Problem to work on: All of the material below is to be restated word for word, apart from the pictures.

Data extract:
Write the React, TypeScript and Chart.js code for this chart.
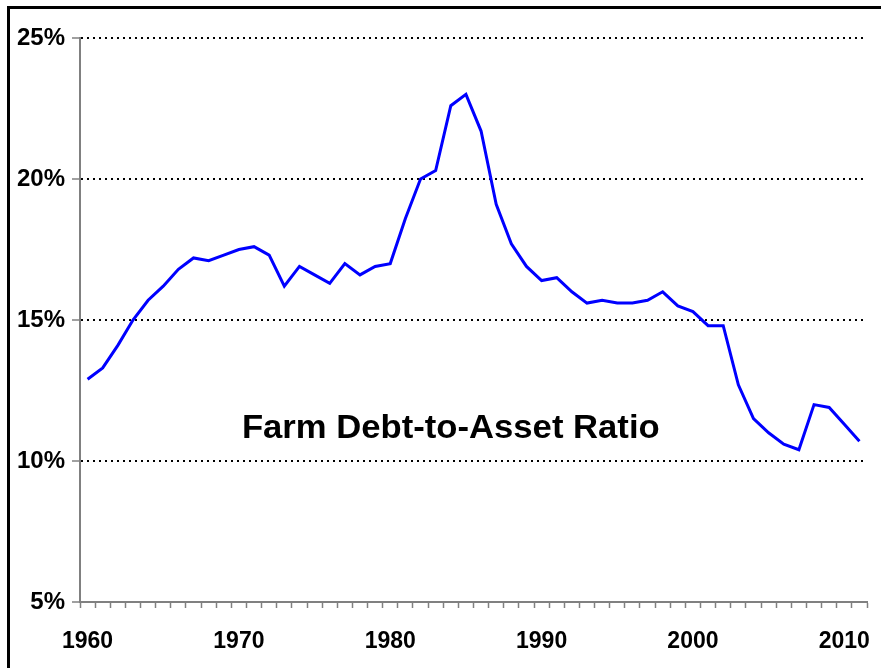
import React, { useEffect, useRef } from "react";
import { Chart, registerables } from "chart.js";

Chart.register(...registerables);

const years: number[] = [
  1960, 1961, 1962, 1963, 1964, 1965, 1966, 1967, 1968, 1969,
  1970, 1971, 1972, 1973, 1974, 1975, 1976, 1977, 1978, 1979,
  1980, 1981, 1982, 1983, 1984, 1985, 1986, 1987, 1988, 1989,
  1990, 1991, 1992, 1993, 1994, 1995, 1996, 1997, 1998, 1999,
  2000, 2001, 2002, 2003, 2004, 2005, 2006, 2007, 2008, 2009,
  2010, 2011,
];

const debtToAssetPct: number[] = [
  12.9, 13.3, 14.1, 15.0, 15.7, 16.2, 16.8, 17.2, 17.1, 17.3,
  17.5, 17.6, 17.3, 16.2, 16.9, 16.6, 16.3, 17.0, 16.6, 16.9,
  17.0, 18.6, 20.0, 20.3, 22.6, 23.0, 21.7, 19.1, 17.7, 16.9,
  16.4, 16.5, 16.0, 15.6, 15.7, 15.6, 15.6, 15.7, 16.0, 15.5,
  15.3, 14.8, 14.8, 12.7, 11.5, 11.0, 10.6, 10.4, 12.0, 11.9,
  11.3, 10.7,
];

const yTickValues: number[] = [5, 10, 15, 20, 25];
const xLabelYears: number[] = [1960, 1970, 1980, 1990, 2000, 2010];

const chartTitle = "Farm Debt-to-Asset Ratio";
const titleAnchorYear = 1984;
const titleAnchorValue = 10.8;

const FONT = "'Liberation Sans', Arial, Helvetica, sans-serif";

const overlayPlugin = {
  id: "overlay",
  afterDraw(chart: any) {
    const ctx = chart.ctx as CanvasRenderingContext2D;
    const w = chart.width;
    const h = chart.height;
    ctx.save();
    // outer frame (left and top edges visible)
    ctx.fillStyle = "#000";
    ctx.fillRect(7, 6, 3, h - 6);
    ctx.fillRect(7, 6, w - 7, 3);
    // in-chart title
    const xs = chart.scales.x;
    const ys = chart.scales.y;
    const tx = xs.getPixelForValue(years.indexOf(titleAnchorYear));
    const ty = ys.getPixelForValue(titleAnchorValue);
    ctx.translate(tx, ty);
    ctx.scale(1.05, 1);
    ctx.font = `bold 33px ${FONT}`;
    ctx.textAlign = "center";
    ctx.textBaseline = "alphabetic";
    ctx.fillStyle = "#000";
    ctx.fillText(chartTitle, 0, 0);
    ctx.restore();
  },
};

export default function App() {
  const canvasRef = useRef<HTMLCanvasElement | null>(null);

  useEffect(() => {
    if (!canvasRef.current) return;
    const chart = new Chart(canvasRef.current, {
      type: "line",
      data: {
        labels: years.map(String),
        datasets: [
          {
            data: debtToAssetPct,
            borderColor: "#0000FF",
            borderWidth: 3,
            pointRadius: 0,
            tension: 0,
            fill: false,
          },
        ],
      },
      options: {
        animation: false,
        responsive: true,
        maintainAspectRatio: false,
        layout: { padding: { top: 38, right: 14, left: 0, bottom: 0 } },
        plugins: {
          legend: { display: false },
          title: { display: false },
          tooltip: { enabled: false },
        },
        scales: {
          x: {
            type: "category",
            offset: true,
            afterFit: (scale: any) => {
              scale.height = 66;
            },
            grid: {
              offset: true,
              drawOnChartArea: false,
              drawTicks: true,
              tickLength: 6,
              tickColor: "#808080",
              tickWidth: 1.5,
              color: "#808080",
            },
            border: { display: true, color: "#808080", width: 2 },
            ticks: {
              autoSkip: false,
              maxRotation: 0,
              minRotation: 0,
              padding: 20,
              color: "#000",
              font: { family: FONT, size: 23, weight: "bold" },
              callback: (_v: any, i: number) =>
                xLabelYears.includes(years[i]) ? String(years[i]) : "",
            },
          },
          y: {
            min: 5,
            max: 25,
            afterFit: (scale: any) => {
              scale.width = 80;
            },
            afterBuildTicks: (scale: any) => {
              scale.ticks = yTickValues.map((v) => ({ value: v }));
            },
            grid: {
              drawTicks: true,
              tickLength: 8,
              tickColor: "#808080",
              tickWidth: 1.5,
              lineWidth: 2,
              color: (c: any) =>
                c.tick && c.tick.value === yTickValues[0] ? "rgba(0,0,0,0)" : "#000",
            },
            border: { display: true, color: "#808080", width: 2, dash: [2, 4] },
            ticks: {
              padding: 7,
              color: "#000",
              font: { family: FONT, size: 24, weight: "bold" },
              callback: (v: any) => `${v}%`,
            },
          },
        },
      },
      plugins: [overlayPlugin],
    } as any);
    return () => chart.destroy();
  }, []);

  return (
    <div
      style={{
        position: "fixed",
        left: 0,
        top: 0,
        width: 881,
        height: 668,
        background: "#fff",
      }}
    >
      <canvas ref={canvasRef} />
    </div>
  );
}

The solution:
Write the React, TypeScript and Chart.js code for this chart.
import React, { useEffect, useRef } from "react";
import { Chart, registerables } from "chart.js";

Chart.register(...registerables);

const years: number[] = [
  1960, 1961, 1962, 1963, 1964, 1965, 1966, 1967, 1968, 1969,
  1970, 1971, 1972, 1973, 1974, 1975, 1976, 1977, 1978, 1979,
  1980, 1981, 1982, 1983, 1984, 1985, 1986, 1987, 1988, 1989,
  1990, 1991, 1992, 1993, 1994, 1995, 1996, 1997, 1998, 1999,
  2000, 2001, 2002, 2003, 2004, 2005, 2006, 2007, 2008, 2009,
  2010, 2011,
];

const debtToAssetPct: number[] = [
  12.9, 13.3, 14.1, 15.0, 15.7, 16.2, 16.8, 17.2, 17.1, 17.3,
  17.5, 17.6, 17.3, 16.2, 16.9, 16.6, 16.3, 17.0, 16.6, 16.9,
  17.0, 18.6, 20.0, 20.3, 22.6, 23.0, 21.7, 19.1, 17.7, 16.9,
  16.4, 16.5, 16.0, 15.6, 15.7, 15.6, 15.6, 15.7, 16.0, 15.5,
  15.3, 14.8, 14.8, 12.7, 11.5, 11.0, 10.6, 10.4, 12.0, 11.9,
  11.3, 10.7,
];

const yTickValues: number[] = [5, 10, 15, 20, 25];
const xLabelYears: number[] = [1960, 1970, 1980, 1990, 2000, 2010];

const chartTitle = "Farm Debt-to-Asset Ratio";
const titleAnchorYear = 1984;
const titleAnchorValue = 10.8;

const FONT = "'Liberation Sans', Arial, Helvetica, sans-serif";

const overlayPlugin = {
  id: "overlay",
  afterDraw(chart: any) {
    const ctx = chart.ctx as CanvasRenderingContext2D;
    const w = chart.width;
    const h = chart.height;
    ctx.save();
    // outer frame (left and top edges visible)
    ctx.fillStyle = "#000";
    ctx.fillRect(7, 6, 3, h - 6);
    ctx.fillRect(7, 6, w - 7, 3);
    // in-chart title
    const xs = chart.scales.x;
    const ys = chart.scales.y;
    const tx = xs.getPixelForValue(years.indexOf(titleAnchorYear));
    const ty = ys.getPixelForValue(titleAnchorValue);
    ctx.translate(tx, ty);
    ctx.scale(1.05, 1);
    ctx.font = `bold 33px ${FONT}`;
    ctx.textAlign = "center";
    ctx.textBaseline = "alphabetic";
    ctx.fillStyle = "#000";
    ctx.fillText(chartTitle, 0, 0);
    ctx.restore();
  },
};

export default function App() {
  const canvasRef = useRef<HTMLCanvasElement | null>(null);

  useEffect(() => {
    if (!canvasRef.current) return;
    const chart = new Chart(canvasRef.current, {
      type: "line",
      data: {
        labels: years.map(String),
        datasets: [
          {
            data: debtToAssetPct,
            borderColor: "#0000FF",
            borderWidth: 3,
            pointRadius: 0,
            tension: 0,
            fill: false,
          },
        ],
      },
      options: {
        animation: false,
        responsive: true,
        maintainAspectRatio: false,
        layout: { padding: { top: 38, right: 14, left: 0, bottom: 0 } },
        plugins: {
          legend: { display: false },
          title: { display: false },
          tooltip: { enabled: false },
        },
        scales: {
          x: {
            type: "category",
            offset: true,
            afterFit: (scale: any) => {
              scale.height = 66;
            },
            grid: {
              offset: true,
              drawOnChartArea: false,
              drawTicks: true,
              tickLength: 6,
              tickColor: "#808080",
              tickWidth: 1.5,
              color: "#808080",
            },
            border: { display: true, color: "#808080", width: 2 },
            ticks: {
              autoSkip: false,
              maxRotation: 0,
              minRotation: 0,
              padding: 20,
              color: "#000",
              font: { family: FONT, size: 23, weight: "bold" },
              callback: (_v: any, i: number) =>
                xLabelYears.includes(years[i]) ? String(years[i]) : "",
            },
          },
          y: {
            min: 5,
            max: 25,
            afterFit: (scale: any) => {
              scale.width = 80;
            },
            afterBuildTicks: (scale: any) => {
              scale.ticks = yTickValues.map((v) => ({ value: v }));
            },
            grid: {
              drawTicks: true,
              tickLength: 8,
              tickColor: "#808080",
              tickWidth: 1.5,
              lineWidth: 2,
              color: (c: any) =>
                c.tick && c.tick.value === yTickValues[0] ? "rgba(0,0,0,0)" : "#000",
            },
            border: { display: true, color: "#808080", width: 2, dash: [2, 4] },
            ticks: {
              padding: 7,
              color: "#000",
              font: { family: FONT, size: 24, weight: "bold" },
              callback: (v: any) => `${v}%`,
            },
          },
        },
      },
      plugins: [overlayPlugin],
    } as any);
    return () => chart.destroy();
  }, []);

  return (
    <div
      style={{
        position: "fixed",
        left: 0,
        top: 0,
        width: 881,
        height: 668,
        background: "#fff",
      }}
    >
      <canvas ref={canvasRef} />
    </div>
  );
}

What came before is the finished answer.